The zero emission carbon concept (ZECA): Extents of reaction with different coals in steam/hydrogen, tar formation and residual char reactivity

A high pressure wire mesh reactor has been modified to investigate the reactions underlying the zero emission carbon concept (ZECA) process. This is a novel power generation concept that involves producing hydrogen from coal. An earlier paper has described the concept, the wire mesh reactor used for laboratory scale tests, and results of tests with H2 and He. In this paper, results of tests with a range of coals are described, together with tar emission and char reactivity measurements. The tests with a range of coals (from lignite through to bituminous have shown that the performances of the different fuels do vary widely, but not as a direct function of their rank. With lignites, high conversions were achieved in a H2/steam mixture. Lower conversions were apparent with the other coals. However, reaction conditions were not optimized to achieve the highest conversion level.
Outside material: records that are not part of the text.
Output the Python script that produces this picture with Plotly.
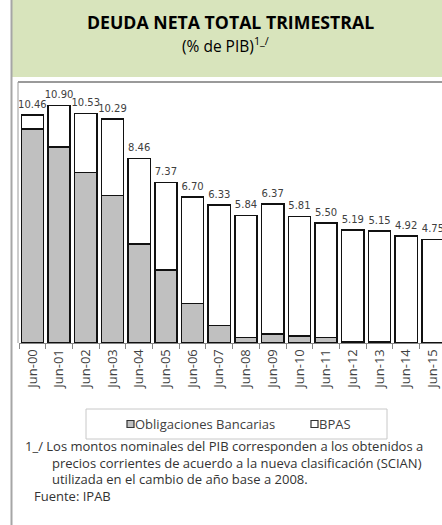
import plotly.graph_objects as go

W, H = 442, 525

categories = ["Jun-00", "Jun-01", "Jun-02", "Jun-03", "Jun-04", "Jun-05", "Jun-06", "Jun-07",
              "Jun-08", "Jun-09", "Jun-10", "Jun-11", "Jun-12", "Jun-13", "Jun-14", "Jun-15"]
totals = [10.46, 10.90, 10.53, 10.29, 8.46, 7.37, 6.70, 6.33, 5.84, 6.37, 5.81, 5.50, 5.19, 5.15, 4.92, 4.75]
obligaciones = [9.83, 9.00, 7.82, 6.76, 4.55, 3.35, 1.82, 0.81, 0.26, 0.41, 0.32, 0.26, 0.07, 0.04, 0.00, 0.00]
bpas = [0.63, 1.90, 2.71, 3.53, 3.91, 4.02, 4.88, 5.52, 5.58, 5.96, 5.49, 5.24, 5.12, 5.11, 4.92, 4.75]

footnote = [
    "1_/ Los montos nominales del PIB corresponden a los obtenidos a",
    "precios corrientes de acuerdo a la nueva clasificación (SCIAN)",
    "utilizada en el cambio de año base a 2008.",
    "Fuente: IPAB",
]


def px(x):
    return x / W


def py(y):
    return 1 - y / H


GRAY = "#c0c0c0"
EDGE = "#111111"
TXT = "#404040"

fig = go.Figure()
fig.add_trace(go.Bar(x=categories, y=obligaciones, name="Obligaciones Bancarias",
                     marker=dict(color=GRAY, line=dict(color=EDGE, width=1.5)), showlegend=False))
fig.add_trace(go.Bar(x=categories, y=bpas, name="BPAS",
                     marker=dict(color="white", line=dict(color=EDGE, width=1.5)), showlegend=False))
fig.add_trace(go.Scatter(x=categories, y=totals, mode="markers+text",
                         marker=dict(size=6, color="rgba(0,0,0,0)"),
                         text=[f"{v:.2f}" for v in totals], textposition="top center",
                         textfont=dict(family="DejaVu Sans", size=10, color=TXT),
                         showlegend=False, hoverinfo="skip"))

shapes = []
# green title box
shapes.append(dict(type="rect", xref="paper", yref="paper", x0=px(11), x1=px(442), y0=py(77), y1=py(0),
                   fillcolor="#d8e4bc", line=dict(width=0), layer="below"))
# outer left line
shapes.append(dict(type="line", xref="paper", yref="paper", x0=px(11.5), x1=px(11.5), y0=py(0), y1=py(525),
                   line=dict(color="#a6a6a6", width=2)))
# chart box top and left
shapes.append(dict(type="line", xref="paper", yref="paper", x0=px(18), x1=px(442), y0=py(82), y1=py(82),
                   line=dict(color="#9a9a9a", width=2)))
shapes.append(dict(type="line", xref="paper", yref="paper", x0=px(18), x1=px(18), y0=py(82), y1=py(343),
                   line=dict(color="#9a9a9a", width=1)))
# legend box
shapes.append(dict(type="rect", xref="paper", yref="paper", x0=px(86), x1=px(387), y0=py(439), y1=py(409),
                   line=dict(color="#c8c8c8", width=1), fillcolor="rgba(0,0,0,0)"))
shapes.append(dict(type="rect", xref="paper", yref="paper", x0=px(127), x1=px(134), y0=py(427.5), y1=py(420.5),
                   line=dict(color="#333333", width=1.2), fillcolor=GRAY))
shapes.append(dict(type="rect", xref="paper", yref="paper", x0=px(311), x1=px(318), y0=py(427.5), y1=py(420.5),
                   line=dict(color="#333333", width=1.2), fillcolor="white"))

ann = []
ann.append(dict(text="<b>DEUDA NETA TOTAL TRIMESTRAL</b>", x=px(230), y=py(22), xref="paper", yref="paper",
                showarrow=False, xanchor="center", yanchor="middle",
                font=dict(family="Open Sans", size=17.7, color="#000000")))
ann.append(dict(text="(% de PIB)<sup>1_/</sup>", x=px(226), y=py(45), xref="paper", yref="paper",
                showarrow=False, xanchor="center", yanchor="middle",
                font=dict(family="Open Sans", size=15.5, color="#000000")))
ann.append(dict(text="Obligaciones Bancarias", x=px(134.5), y=py(424), xref="paper", yref="paper",
                showarrow=False, xanchor="left", yanchor="middle", xshift=-2,
                font=dict(family="Open Sans", size=13, color=TXT)))
ann.append(dict(text="BPAS", x=px(318.5), y=py(424), xref="paper", yref="paper",
                showarrow=False, xanchor="left", yanchor="middle", xshift=-2,
                font=dict(family="Open Sans", size=13, color=TXT)))
foot_pos = [(25, 446), (51.5, 462.5), (51.5, 479), (34, 496)]
for line, (fx, fy) in zip(footnote, foot_pos):
    ann.append(dict(text=line, x=px(fx), y=py(fy), xref="paper", yref="paper",
                    showarrow=False, xanchor="left", yanchor="middle", xshift=-2,
                    font=dict(family="Open Sans", size=13, color="#333333")))

fig.update_layout(
    width=W, height=H,
    margin=dict(l=0, r=0, t=0, b=0),
    paper_bgcolor="white", plot_bgcolor="white",
    barmode="stack", bargap=0.17,
    xaxis=dict(domain=[px(19), 1], range=[-0.5, 15.34], showgrid=False, zeroline=False,
               showline=True, linecolor="#868686", linewidth=1,
               ticks="outside", tickson="boundaries", ticklen=5, tickcolor="#868686",
               tickangle=-90, ticklabeloverflow="allow",
               tickfont=dict(family="Open Sans", size=13, color=TXT)),
    yaxis=dict(domain=[py(343), py(81.5)], range=[0, 12], showgrid=False, zeroline=False,
               showline=False, showticklabels=False, ticks=""),
    shapes=shapes, annotations=ann,
    showlegend=False,
)

fig.write_html("out.html", config={"displayModeBar": False},
               post_script="document.body.style.margin='0';document.body.style.overflow='hidden';")
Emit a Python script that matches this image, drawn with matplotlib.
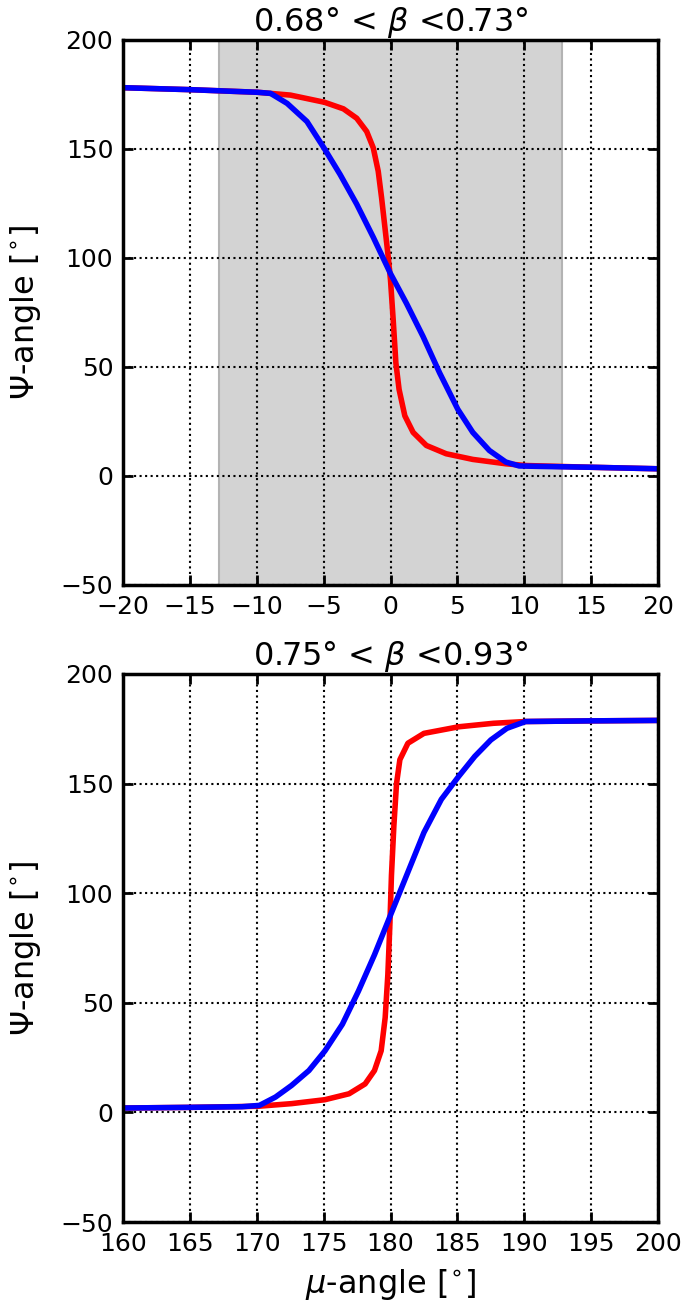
import numpy as np
import matplotlib as mpl
mpl.use('Agg')
from matplotlib import pyplot as plt

# top panel: mu around 0 deg
mu_top_r = [-20, -15, -9.96, -7.48, -4.93, -3.52, -2.53, -1.78, -1.29, -0.92, -0.67, -0.42, -0.17, 0.0,
            0.2, 0.4, 0.64, 1.07, 1.69, 2.68, 4.16, 6.15, 8.62, 10.1, 15, 20]
psi_top_r = [178.1, 177.2, 176.0, 174.7, 171.4, 168.4, 164.1, 158.0, 150.5, 139.8, 127.7, 114.1, 100.4, 89.8,
             71.6, 51.9, 39.7, 27.6, 20.0, 14.0, 10.2, 7.6, 5.6, 4.8, 4.0, 3.3]

mu_top_b = [-20, -15, -9.96, -8.97, -7.73, -6.25, -4.93, -3.77, -2.53, -1.29, 0.0, 1.19, 2.43, 3.67,
            5.03, 6.15, 7.39, 8.62, 9.62, 11.1, 15, 20]
psi_top_b = [178.1, 177.2, 176.0, 175.5, 170.9, 162.6, 150.0, 138.3, 124.7, 109.5, 92.8, 79.2, 64.0, 47.3,
             30.6, 20.0, 11.7, 6.4, 4.6, 4.4, 4.0, 3.3]

span_top = (-12.85, 12.85)

# bottom panel: mu around 180 deg
mu_bot_r = [160, 165, 170.1, 172.6, 175.1, 176.9, 178.1, 178.8, 179.3, 179.6, 179.8, 179.95, 180.07,
            180.25, 180.45, 180.7, 181.3, 182.5, 185.1, 187.7, 190.1, 195, 200]
psi_bot_r = [2.0, 2.3, 2.8, 4.0, 5.8, 8.5, 13.0, 19.1, 28.1, 43.2, 62.8, 85.4, 108.1,
             130.7, 150.0, 160.9, 168.4, 172.9, 175.9, 177.5, 178.3, 178.6, 178.8]

mu_bot_b = [160, 165, 168.9, 170.2, 171.4, 172.6, 173.9, 175.1, 176.4, 177.6, 178.8, 180.0, 181.3,
            182.5, 183.8, 185.1, 186.3, 187.5, 188.7, 190.1, 195, 200]
psi_bot_b = [2.0, 2.3, 2.6, 3.2, 7.0, 12.3, 19.1, 28.1, 40.2, 55.3, 71.9, 90.0, 109.6,
             127.7, 142.8, 153.3, 162.4, 169.9, 175.2, 178.3, 178.6, 178.8]

titles = ['0.68\u00b0 < $\\beta$ <0.73\u00b0', '0.75\u00b0 < $\\beta$ <0.93\u00b0']

plt.rcParams['font.size'] = 18
plt.rcParams['xtick.direction'] = 'in'
plt.rcParams['ytick.direction'] = 'in'
plt.rcParams['xtick.top'] = True
plt.rcParams['ytick.right'] = True
plt.rcParams['xtick.major.size'] = 7
plt.rcParams['ytick.major.size'] = 7
plt.rcParams['xtick.major.width'] = 2
plt.rcParams['ytick.major.width'] = 2
plt.rcParams['xtick.major.pad'] = 7
plt.rcParams['ytick.major.pad'] = 7

fig = plt.figure(figsize=(6.85, 13.14), dpi=100)
ax1 = fig.add_axes([0.1796, 0.5548, 0.781, 0.4148])
ax2 = fig.add_axes([0.1796, 0.0700, 0.781, 0.4171])

ax1.axvspan(span_top[0], span_top[1], facecolor='lightgray', edgecolor='0.7', lw=1.5)
ax1.plot(mu_top_r, psi_top_r, color='red', lw=4)
ax1.plot(mu_top_b, psi_top_b, color='blue', lw=4)
ax1.set_xlim(-20, 20)
ax1.set_xticks(np.arange(-20, 21, 5))

ax2.plot(mu_bot_r, psi_bot_r, color='red', lw=4)
ax2.plot(mu_bot_b, psi_bot_b, color='blue', lw=4)
ax2.set_xlim(160, 200)
ax2.set_xticks(np.arange(160, 201, 5))
ax2.set_xlabel(r'$\mu$-angle [$^{\circ}$]', fontsize=23, labelpad=8)

for ax, t in zip([ax1, ax2], titles):
    ax.set_ylim(-50, 200)
    ax.set_yticks(np.arange(-50, 201, 50))
    ax.grid(True, color='k', linestyle=':', lw=1.5)
    ax.set_ylabel(r'$\Psi$-angle [$^{\circ}$]', fontsize=23, labelpad=13)
    ax.set_title(t, fontsize=23, pad=6)
    for s in ax.spines.values():
        s.set_linewidth(2.5)

plt.savefig('out.png', dpi=100)
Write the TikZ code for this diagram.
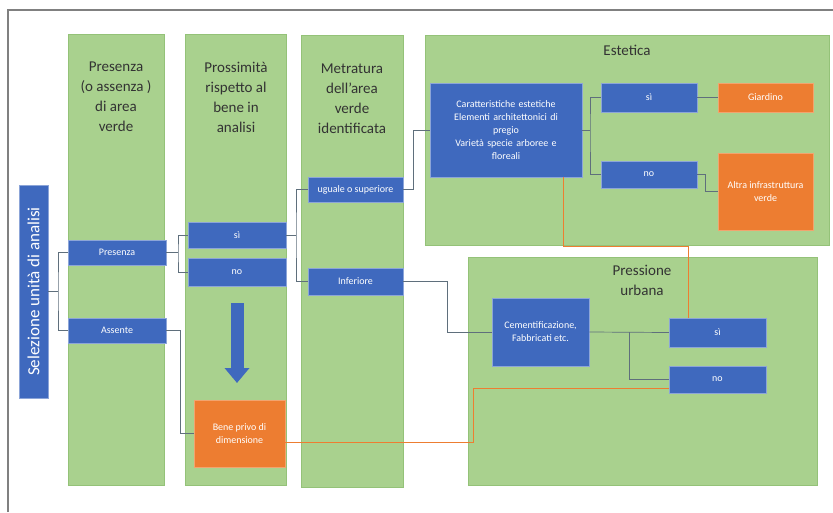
\documentclass[tikz,border=0pt]{standalone}
\usepackage{fontspec}
\setmainfont{Carlito}
\usetikzlibrary{arrows.meta}

\definecolor{areagreen}{HTML}{A9D18E}
\definecolor{edgegreen}{HTML}{94C278}
\definecolor{boxblue}{HTML}{3F69BE}
\definecolor{boxorange}{HTML}{ED7D31}
\definecolor{linkgray}{HTML}{5F6F7C}

\begin{document}
\begin{tikzpicture}[x=1pt,y=-1pt,
    area/.style={draw=edgegreen, fill=areagreen, line width=0.6pt, inner sep=0pt},
    title/.style={align=center, text=black!80, font=\fontsize{15}{20}\selectfont},
    bluebox/.style={draw=boxblue!60!white, fill=boxblue, line width=0.5pt, text=white,
        align=center, inner sep=1pt, font=\fontsize{10}{13}\selectfont},
    orangebox/.style={bluebox, draw=boxorange!70!white, fill=boxorange},
    link/.style={draw=linkgray, line width=0.7pt},
    olink/.style={draw=boxorange, line width=0.9pt}]
    \useasboundingbox (0,0) rectangle (833,512);

    % Frame lines
    \draw[gray, line width=1.2pt] (8,512) -- (8,10) -- (833,10);

    % Green areas
    \node[area, minimum width=96, minimum height=451] (c1) at (116,259.5) {};
    \node[area, minimum width=101, minimum height=451] (c2) at (235.5,259.5) {};
    \node[area, minimum width=102, minimum height=452] (c3) at (352,261) {};
    \node[area, minimum width=404, minimum height=210] (est) at (627,140) {};
    \node[area, minimum width=349, minimum height=228] (pre) at (642.5,371) {};

    % Titles
    \node[title] (t1) at (116,97) {Presenza\\(o assenza )\\di area\\verde};
    \node[title] (t2) at (236,97) {Prossimità\\rispetto al\\bene in\\analisi};
    \node[title] (t3) at (352,98.5) {Metratura\\dell'area\\verde\\identificata};
    \node[title] (t4) at (627,50) {Estetica};
    \node[title] (t5) at (642,280) {Pressione\\urbana};

    % Boxes
    \node[bluebox, minimum width=213, minimum height=29, rotate=90,
        font=\fontsize{17}{20}\selectfont] (sel) at (33.5,291.5) {Selezione unità di analisi};
    \node[bluebox, minimum width=98, minimum height=25] (pres) at (117,252.5) {Presenza};
    \node[bluebox, minimum width=98, minimum height=25] (ass) at (117,330.5) {Assente};
    \node[bluebox, minimum width=98, minimum height=26] (si2) at (237,235) {sì};
    \node[bluebox, minimum width=98, minimum height=28] (no2) at (237,272.5) {no};
    \node[orangebox, minimum width=91, minimum height=67] (bene) at (239.5,433.5) {Bene privo di\\dimensione};
    \node[bluebox, minimum width=95, minimum height=25] (ugu) at (355.5,189.5) {uguale o superiore};
    \node[bluebox, minimum width=95, minimum height=27] (inf) at (355.5,281.5) {Inferiore};
    \node[bluebox, minimum width=152, minimum height=94, text width=146] (car) at (506,130)
        {Caratteristiche estetiche\\Elementi architettonici di\\pregio\\Varietà specie arboree e\\floreali};
    \node[bluebox, minimum width=96, minimum height=29] (si3) at (649,97.5) {sì};
    \node[bluebox, minimum width=96, minimum height=27] (no3) at (649,174.5) {no};
    \node[orangebox, minimum width=95, minimum height=29] (gia) at (765.5,97.5) {Giardino};
    \node[orangebox, minimum width=95, minimum height=77] (alt) at (765.5,191.5) {Altra infrastruttura\\verde};
    \node[bluebox, minimum width=97, minimum height=68] (cem) at (540.5,332) {Cementificazione,\\Fabbricati etc.};
    \node[bluebox, minimum width=97, minimum height=29] (si4) at (717.5,332.5) {sì};
    \node[bluebox, minimum width=97, minimum height=27] (no4) at (717.5,379.5) {no};

    % Big arrow
    \draw[boxblue, line width=13pt, -{Triangle[width=24pt,length=15pt]}] (237,303) -- (237,383);

    % Tree links
    \coordinate (b1) at (58,291.5);
    \coordinate (b2) at (178,252.5);
    \coordinate (b3) at (296,235);
    \coordinate (b4) at (590,130);
    \coordinate (b5) at (629,332);
    \draw[link] (sel.south) -- (b1);
    \draw[link] (pres.west) -| (b1) |- (ass.west);
    \draw[link] (pres.east) -- (b2);
    \draw[link] (si2.west) -| (b2) |- (no2.west);
    \draw[link] (ass.east) -- ++(14,0) |- (bene.west);
    \draw[link] (si2.east) -- (b3);
    \draw[link] (ugu.west) -| (b3) |- (inf.west);
    \draw[link] (ugu.east) -- ++(10,0) |- (car.west);
    \draw[link] (inf.east) -- ++(44,0) |- (cem.west);
    \draw[link] (car.east) -- (b4);
    \draw[link] (si3.west) -| (b4) |- (no3.west);
    \draw[link] (si3.east) -- (gia.west);
    \draw[link] (no3.east) -- ++(8,0) |- (alt.west);
    \draw[link] (cem.east) -- (si4.west);
    \draw[link] (b5) |- (no4.west);

    % Orange links
    \draw[olink] ([yshift=-9pt]bene.east) -- ++(188,0) |- ([yshift=-9pt]no4.west);
    \draw[olink] ([xshift=-29pt]si4.north) -- ++(0,-71) -| ([xshift=57pt]car.south);
\end{tikzpicture}
\end{document}
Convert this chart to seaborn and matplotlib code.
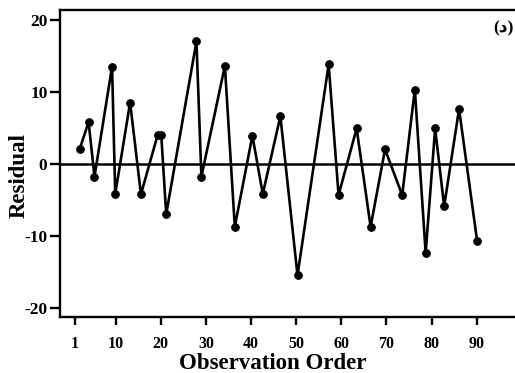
import pandas as pd
import matplotlib
matplotlib.use("Agg")
import matplotlib.pyplot as plt
import seaborn as sns

# observation order and residual values
order = [2, 4, 5.3, 9.2, 9.9, 13.2, 15.6, 19.3, 20.1, 21.2,
         27.9, 29.0, 34.2, 36.4, 40.3, 42.6, 46.5, 50.3, 57.2, 59.4,
         63.4, 66.5, 69.7, 73.5, 76.3, 78.7, 80.8, 82.8, 86.1, 90.1]
residual = [2.0, 5.8, -1.8, 13.5, -4.2, 8.5, -4.25, 4.0, 4.0, -7.0,
            17.0, -1.8, 13.6, -8.75, 3.9, -4.2, 6.6, -15.5, 13.8, -4.35,
            4.9, -8.75, 2.0, -4.35, 10.3, -12.4, 4.9, -5.9, 7.6, -10.7]
xticks = [1, 10, 20, 30, 40, 50, 60, 70, 80, 90]
yticks = [-20, -10, 0, 10, 20]

df = pd.DataFrame({"order": order, "residual": residual})

sns.set_style("ticks")
plt.rcParams["font.family"] = ["Liberation Serif", "DejaVu Sans"]
plt.rcParams["font.weight"] = "bold"
plt.rcParams["axes.unicode_minus"] = False
plt.rcParams["text.color"] = "black"
plt.rcParams["axes.labelcolor"] = "black"

fig = plt.figure(figsize=(5.15, 3.73), dpi=100)
ax = fig.add_axes([0.1165, 0.150, 0.8835, 0.823])

ax.axhline(0, color="black", lw=1.8, zorder=1)
sns.lineplot(data=df, x="order", y="residual", ax=ax, color="black",
             lw=1.9, marker="o", markersize=5.5, markeredgecolor="black",
             zorder=3)

ax.set_xlim(-2.34, 98.5)
ax.set_ylim(-21.3, 21.35)
ax.set_xticks(xticks)
ax.set_yticks(yticks)
ax.tick_params(axis="both", width=1.7, colors="black")
ax.tick_params(axis="y", length=7, pad=2, labelsize=12.5)
ax.tick_params(axis="x", length=6, pad=8, labelsize=11.5)
for lab in ax.get_xticklabels() + ax.get_yticklabels():
    lab.set_fontweight("bold")

for side in ["left", "top", "bottom"]:
    ax.spines[side].set_linewidth(1.7)
    ax.spines[side].set_color("black")
ax.spines["right"].set_visible(False)

ax.set_xlabel("Observation Order", fontsize=16.5, fontweight="bold", va="center")
ax.xaxis.set_label_coords(0.467, -0.15)
ax.set_ylabel("Residual", fontsize=16.5, fontweight="bold", va="center")
ax.yaxis.set_label_coords(-0.089, 0.46)

ax.text(0.998, 0.94, "(د)", transform=ax.transAxes, ha="right", va="center",
        fontsize=12.5, fontweight="bold", family=["Liberation Serif", "DejaVu Sans"])

fig.savefig("out.png", dpi=100)
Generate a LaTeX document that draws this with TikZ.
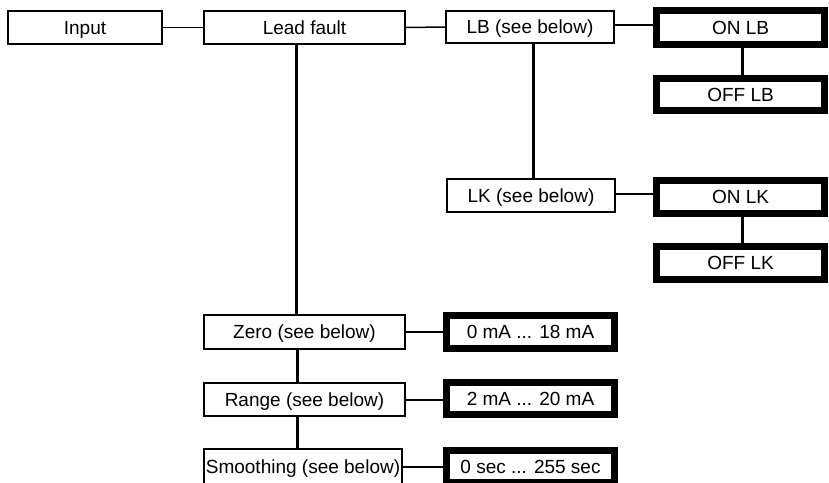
\documentclass[tikz,border=0pt]{standalone}
\usepackage{fontspec}
\setmainfont{Liberation Sans}
\begin{document}
\begin{tikzpicture}[x=1pt,y=-1pt,
  boxtext/.style={inner sep=0pt, text height=13.6pt, text depth=0pt, font=\fontsize{19}{22}\selectfont},
  thinbox/.style={boxtext, draw, line width=2pt, fill=white},
  thickbox/.style={boxtext, draw, line width=7pt, fill=white},
  hline/.style={line width=1.5pt},
  vline/.style={line width=3pt}]
\clip (0,0) rectangle (829,482);
\fill[white] (0,0) rectangle (829,482);
% thin boxes
\node[thinbox, minimum width=154pt, minimum height=33pt] (input) at (85,27.5) {Input};
\node[thinbox, minimum width=201pt, minimum height=33pt] (lead) at (304.5,27.5) {Lead fault};
\node[thinbox, minimum width=168pt, minimum height=32pt] (lb) at (530,27) {LB (see below)};
\node[thinbox, minimum width=168pt, minimum height=33pt] (lk) at (531,195.5) {LK (see below)};
\node[thinbox, minimum width=201pt, minimum height=34pt] (zero) at (304.5,332) {Zero (see below)};
\node[thinbox, minimum width=201pt, minimum height=33pt] (range) at (304.5,399.5) {Range (see below)};
\node[thinbox, minimum width=198pt, minimum height=35pt] (smooth) at (303,466.5) {Smoothing (see below)};
% thick boxes
\node[thickbox, minimum width=168pt, minimum height=34pt] (onlb) at (740.5,27.5) {ON LB};
\node[thickbox, minimum width=168pt, minimum height=32pt] (offlb) at (740.5,94.5) {OFF LB};
\node[thickbox, minimum width=168pt, minimum height=33pt] (onlk) at (740.5,197) {ON LK};
\node[thickbox, minimum width=168pt, minimum height=33pt] (offlk) at (740.5,263) {OFF LK};
\node[thickbox, minimum width=168pt, minimum height=33pt] (zerov) at (530.5,332) {0 mA ... 18 mA};
\node[thickbox, minimum width=168pt, minimum height=32pt] (rangev) at (530.5,398.5) {2 mA ... 20 mA};
\node[thickbox, minimum width=168pt, minimum height=32pt] (smoothv) at (530.5,466.5) {0 sec ... 255 sec};
% horizontal connectors
\draw[hline] (input.east) -- (lead.west);
\draw[hline] (lead.east) -- (lb.west);
\draw[hline] ([yshift=2]lb.east) -- ([yshift=2]lb.east -| onlb.west);
\draw[hline] ([yshift=1.5]lk.east) -- ([yshift=1.5]lk.east -| onlk.west);
\draw[hline] (zero.east) -- (zerov.west);
\draw[hline] ([yshift=-0.5]range.east) -- ([yshift=-0.5]range.east -| rangev.west);
\draw[hline] ([yshift=-0.5]smooth.east) -- ([yshift=-0.5]smooth.east -| smoothv.west);
% vertical connectors
\draw[vline] ([xshift=-8]lead.south) -- ([xshift=-8]lead.south |- zero.north);
\draw[vline] ([xshift=-7.5]zero.south) -- ([xshift=-7.5]zero.south |- range.north);
\draw[vline] ([xshift=-7.5]range.south) -- ([xshift=-7.5]range.south |- smooth.north);
\draw[vline] ([xshift=3]lb.south) -- ([xshift=3]lb.south |- lk.north);
\draw[vline] ([xshift=1.5]onlb.south) -- ([xshift=1.5]onlb.south |- offlb.north);
\draw[vline] ([xshift=1.5]onlk.south) -- ([xshift=1.5]onlk.south |- offlk.north);
\end{tikzpicture}
\end{document}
Pittsburgh No. 8 coal (high volatile bituminous) was also found to be reactive, whereas Wyodak (sub-bituminous) and Daw Mill (bituminous) coals had a similar reactivity to each other, but lower than the other fuels tested. The amount of primary tar was measured, by collection in a cooled trap, immediately above the wire mesh. This is material formed during the release of the volatiles with only a limited time for further reaction. Slightly higher quantities of tar were measured during tests with H2 than with He. Residual char reactivities declined with increasing temperature and hold time at peak temperature, although steam did appear to have an activation effect at low formation hold times.